• _Short problem_:
Count lines holding the string "this" in the data that follows. Reply with one number only.

• _Data shown_:
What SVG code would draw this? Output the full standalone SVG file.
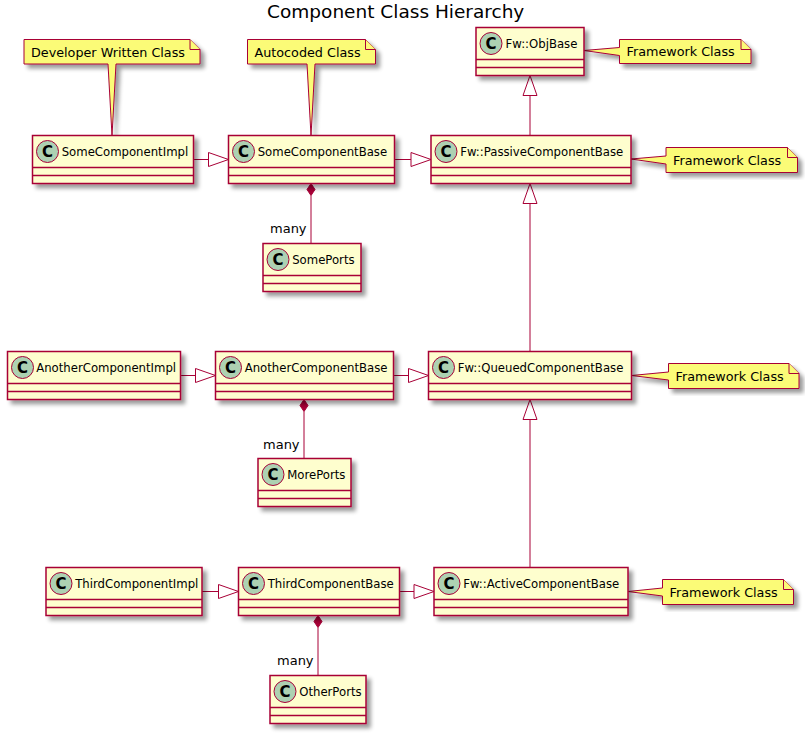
<svg xmlns="http://www.w3.org/2000/svg" width="805" height="736" viewBox="0 0 805 736">
<defs>
<filter id="sh" x="-10%" y="-10%" width="130%" height="140%">
<feGaussianBlur in="SourceAlpha" stdDeviation="2" result="b"/>
<feOffset in="b" dx="4" dy="4" result="o"/>
<feComponentTransfer in="o" result="s"><feFuncA type="linear" slope="0.4"/></feComponentTransfer>
<feMerge><feMergeNode in="s"/><feMergeNode in="SourceGraphic"/></feMerge>
</filter>
</defs>
<style>
.box{fill:#FEFECE;stroke:#A80036;stroke-width:1.5;}
.sep{stroke:#A80036;stroke-width:1.5;}
.ic{fill:#ADD1B2;stroke:#A80036;stroke-width:1;}
.icl{font-family:"DejaVu Sans",sans-serif;font-size:15px;font-weight:bold;fill:#000;text-anchor:middle;}
.nm{font-family:"DejaVu Sans",sans-serif;font-size:11.7px;fill:#000;}
.note{fill:#FBFB77;stroke:#A80036;stroke-width:1;}
.nt{font-family:"DejaVu Sans",sans-serif;font-size:12.75px;fill:#000;}
.mn{font-family:"DejaVu Sans",sans-serif;font-size:13px;fill:#000;}
.ln{stroke:#A80036;stroke-width:1;fill:none;}
.tri{fill:none;stroke:#A80036;stroke-width:1;}
.dia{fill:#A80036;stroke:#A80036;stroke-width:1;}
.title{font-family:"DejaVu Sans",sans-serif;font-size:18.5px;fill:#000;text-anchor:middle;}
</style>
<rect width="805" height="736" fill="#FFFFFF"/>
<text class="title" x="395.7" y="17.5">Component Class Hierarchy</text>

<g id="connectors">
<line class="ln" x1="193.5" y1="159.5" x2="208.5" y2="159.5"/>
<polygon class="tri" points="208.5,152.5 228.5,159.5 208.5,166.5"/>
<line class="ln" x1="394.5" y1="159.5" x2="411" y2="159.5"/>
<polygon class="tri" points="411,152.5 431,159.5 411,166.5"/>
<line class="ln" x1="180.5" y1="375.5" x2="195.5" y2="375.5"/>
<polygon class="tri" points="195.5,368.5 215.5,375.5 195.5,382.5"/>
<line class="ln" x1="393.5" y1="375.5" x2="408.5" y2="375.5"/>
<polygon class="tri" points="408.5,368.5 428.5,375.5 408.5,382.5"/>
<line class="ln" x1="202" y1="591.5" x2="218.5" y2="591.5"/>
<polygon class="tri" points="218.5,584.5 238.5,591.5 218.5,598.5"/>
<line class="ln" x1="399.5" y1="591.5" x2="414" y2="591.5"/>
<polygon class="tri" points="414,584.5 434,591.5 414,598.5"/>
<line class="ln" x1="530" y1="135.5" x2="530" y2="95.5"/>
<polygon class="tri" points="523,95.5 530,75.5 537,95.5"/>
<line class="ln" x1="530" y1="351.5" x2="530" y2="203.5"/>
<polygon class="tri" points="523,203.5 530,183.5 537,203.5"/>
<line class="ln" x1="530" y1="567.5" x2="530" y2="419.5"/>
<polygon class="tri" points="523,419.5 530,399.5 537,419.5"/>
<polygon class="dia" points="311,183.5 315,189.5 311,195.5 307,189.5"/>
<line class="ln" x1="311" y1="195.5" x2="311" y2="243.5"/>
<text class="mn" x="270" y="233">many</text>
<polygon class="dia" points="304,399.5 308,405.5 304,411.5 300,405.5"/>
<line class="ln" x1="304" y1="411.5" x2="304" y2="458.5"/>
<text class="mn" x="263" y="449">many</text>
<polygon class="dia" points="318,615.5 322,621.5 318,627.5 314,621.5"/>
<line class="ln" x1="318" y1="627.5" x2="318" y2="675.5"/>
<text class="mn" x="277" y="665">many</text>
</g>

<g id="note-dev">
<path class="note" filter="url(#sh)" d="M24,39.5 L190,39.5 L200,49.5 L200,64 L116,64 L112,135.5 L108,64 L24,64 Z"/>
<path class="note" d="M190,39.5 L190,49.5 L200,49.5"/>
<text class="nt" x="31" y="56.5">Developer Written Class</text>
</g>
<g id="note-auto">
<path class="note" filter="url(#sh)" d="M247.5,39.5 L365.5,39.5 L375.5,49.5 L375.5,64 L315,64 L311,135.5 L307,64 L247.5,64 Z"/>
<path class="note" d="M365.5,39.5 L365.5,49.5 L375.5,49.5"/>
<text class="nt" x="254.5" y="56.5">Autocoded Class</text>
</g>
<g id="note-objbase">
<path class="note" filter="url(#sh)" d="M619.5,39.5 L741,39.5 L751,49.5 L751,63.5 L619.5,63.5 L619.5,55.5 L584,50.5 L619.5,47.5 Z"/>
<path class="note" d="M741,39.5 L741,49.5 L751,49.5"/>
<text class="nt" x="626.5" y="56">Framework Class</text>
</g>
<g id="note-passive">
<path class="note" filter="url(#sh)" d="M666,147.5 L787.5,147.5 L797.5,157.5 L797.5,172.5 L666,172.5 L666,164 L631,159 L666,156 Z"/>
<path class="note" d="M787.5,147.5 L787.5,157.5 L797.5,157.5"/>
<text class="nt" x="673" y="164.5">Framework Class</text>
</g>
<g id="note-queued">
<path class="note" filter="url(#sh)" d="M668.5,363.5 L789,363.5 L799,373.5 L799,388.5 L668.5,388.5 L668.5,380 L631.5,375.5 L668.5,372 Z"/>
<path class="note" d="M789,363.5 L789,373.5 L799,373.5"/>
<text class="nt" x="675.5" y="380.5">Framework Class</text>
</g>
<g id="note-active">
<path class="note" filter="url(#sh)" d="M662.5,579.5 L783.5,579.5 L793.5,589.5 L793.5,604.5 L662.5,604.5 L662.5,596 L628,591.5 L662.5,588 Z"/>
<path class="note" d="M783.5,579.5 L783.5,589.5 L793.5,589.5"/>
<text class="nt" x="669.5" y="596.5">Framework Class</text>
</g>

<g id="SomeComponentImpl">
<rect class="box" filter="url(#sh)" x="32.5" y="135.5" width="161" height="48"/>
<line class="sep" x1="32.5" y1="167.5" x2="193.5" y2="167.5"/><line class="sep" x1="32.5" y1="175.5" x2="193.5" y2="175.5"/>
<circle class="ic" cx="47.5" cy="151.5" r="11"/><text class="icl" x="47.5" y="157">C</text>
<text class="nm" x="61.7" y="156">SomeComponentImpl</text>
</g>
<g id="SomeComponentBase">
<rect class="box" filter="url(#sh)" x="228.5" y="135.5" width="166" height="48"/>
<line class="sep" x1="228.5" y1="167.5" x2="394.5" y2="167.5"/><line class="sep" x1="228.5" y1="175.5" x2="394.5" y2="175.5"/>
<circle class="ic" cx="243.5" cy="151.5" r="11"/><text class="icl" x="243.5" y="157">C</text>
<text class="nm" x="257.7" y="156">SomeComponentBase</text>
</g>
<g id="FwPassiveComponentBase">
<rect class="box" filter="url(#sh)" x="431" y="135.5" width="200" height="48"/>
<line class="sep" x1="431" y1="167.5" x2="631" y2="167.5"/><line class="sep" x1="431" y1="175.5" x2="631" y2="175.5"/>
<circle class="ic" cx="446" cy="151.5" r="11"/><text class="icl" x="446" y="157">C</text>
<text class="nm" x="460.2" y="156">Fw::PassiveComponentBase</text>
</g>
<g id="FwObjBase">
<rect class="box" filter="url(#sh)" x="476" y="27.5" width="108" height="48"/>
<line class="sep" x1="476" y1="59.5" x2="584" y2="59.5"/><line class="sep" x1="476" y1="67.5" x2="584" y2="67.5"/>
<circle class="ic" cx="491" cy="43.5" r="11"/><text class="icl" x="491" y="49">C</text>
<text class="nm" x="505.5" y="48">Fw::ObjBase</text>
</g>
<g id="SomePorts">
<rect class="box" filter="url(#sh)" x="263" y="243.5" width="98" height="48"/>
<line class="sep" x1="263" y1="275.5" x2="361" y2="275.5"/><line class="sep" x1="263" y1="283.5" x2="361" y2="283.5"/>
<circle class="ic" cx="278" cy="259.5" r="11"/><text class="icl" x="278" y="265">C</text>
<text class="nm" x="292.2" y="264">SomePorts</text>
</g>

<g id="AnotherComponentImpl">
<rect class="box" filter="url(#sh)" x="7.5" y="351.5" width="173" height="48"/>
<line class="sep" x1="7.5" y1="383.5" x2="180.5" y2="383.5"/><line class="sep" x1="7.5" y1="391.5" x2="180.5" y2="391.5"/>
<circle class="ic" cx="22.5" cy="367.5" r="11"/><text class="icl" x="22.5" y="373">C</text>
<text class="nm" x="36.2" y="372">AnotherComponentImpl</text>
</g>
<g id="AnotherComponentBase">
<rect class="box" filter="url(#sh)" x="215.5" y="351.5" width="178" height="48"/>
<line class="sep" x1="215.5" y1="383.5" x2="393.5" y2="383.5"/><line class="sep" x1="215.5" y1="391.5" x2="393.5" y2="391.5"/>
<circle class="ic" cx="230.5" cy="367.5" r="11"/><text class="icl" x="230.5" y="373">C</text>
<text class="nm" x="244.7" y="372">AnotherComponentBase</text>
</g>
<g id="FwQueuedComponentBase">
<rect class="box" filter="url(#sh)" x="428.5" y="351.5" width="203" height="48"/>
<line class="sep" x1="428.5" y1="383.5" x2="631.5" y2="383.5"/><line class="sep" x1="428.5" y1="391.5" x2="631.5" y2="391.5"/>
<circle class="ic" cx="443.5" cy="367.5" r="11"/><text class="icl" x="443.5" y="373">C</text>
<text class="nm" x="457.7" y="372">Fw::QueuedComponentBase</text>
</g>
<g id="MorePorts">
<rect class="box" filter="url(#sh)" x="258" y="458.5" width="93" height="48"/>
<line class="sep" x1="258" y1="490.5" x2="351" y2="490.5"/><line class="sep" x1="258" y1="498.5" x2="351" y2="498.5"/>
<circle class="ic" cx="273" cy="474.5" r="11"/><text class="icl" x="273" y="480">C</text>
<text class="nm" x="287.2" y="479">MorePorts</text>
</g>

<g id="ThirdComponentImpl">
<rect class="box" filter="url(#sh)" x="46" y="567.5" width="156" height="48"/>
<line class="sep" x1="46" y1="599.5" x2="202" y2="599.5"/><line class="sep" x1="46" y1="607.5" x2="202" y2="607.5"/>
<circle class="ic" cx="61" cy="583.5" r="11"/><text class="icl" x="61" y="589">C</text>
<text class="nm" x="75.2" y="588">ThirdComponentImpl</text>
</g>
<g id="ThirdComponentBase">
<rect class="box" filter="url(#sh)" x="238.5" y="567.5" width="161" height="48"/>
<line class="sep" x1="238.5" y1="599.5" x2="399.5" y2="599.5"/><line class="sep" x1="238.5" y1="607.5" x2="399.5" y2="607.5"/>
<circle class="ic" cx="253.5" cy="583.5" r="11"/><text class="icl" x="253.5" y="589">C</text>
<text class="nm" x="267.7" y="588">ThirdComponentBase</text>
</g>
<g id="FwActiveComponentBase">
<rect class="box" filter="url(#sh)" x="434" y="567.5" width="194" height="48"/>
<line class="sep" x1="434" y1="599.5" x2="628" y2="599.5"/><line class="sep" x1="434" y1="607.5" x2="628" y2="607.5"/>
<circle class="ic" cx="449" cy="583.5" r="11"/><text class="icl" x="449" y="589">C</text>
<text class="nm" x="463.2" y="588">Fw::ActiveComponentBase</text>
</g>
<g id="OtherPorts">
<rect class="box" filter="url(#sh)" x="270" y="675.5" width="96" height="48"/>
<line class="sep" x1="270" y1="707.5" x2="366" y2="707.5"/><line class="sep" x1="270" y1="715.5" x2="366" y2="715.5"/>
<circle class="ic" cx="285" cy="691.5" r="11"/><text class="icl" x="285" y="697">C</text>
<text class="nm" x="299.2" y="696">OtherPorts</text>
</g>
</svg>
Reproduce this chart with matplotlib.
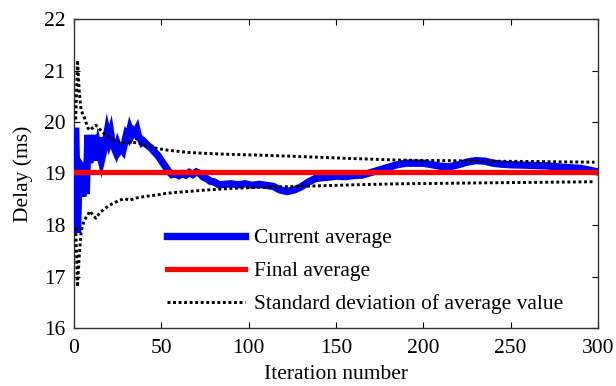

• _Expected answer_:
2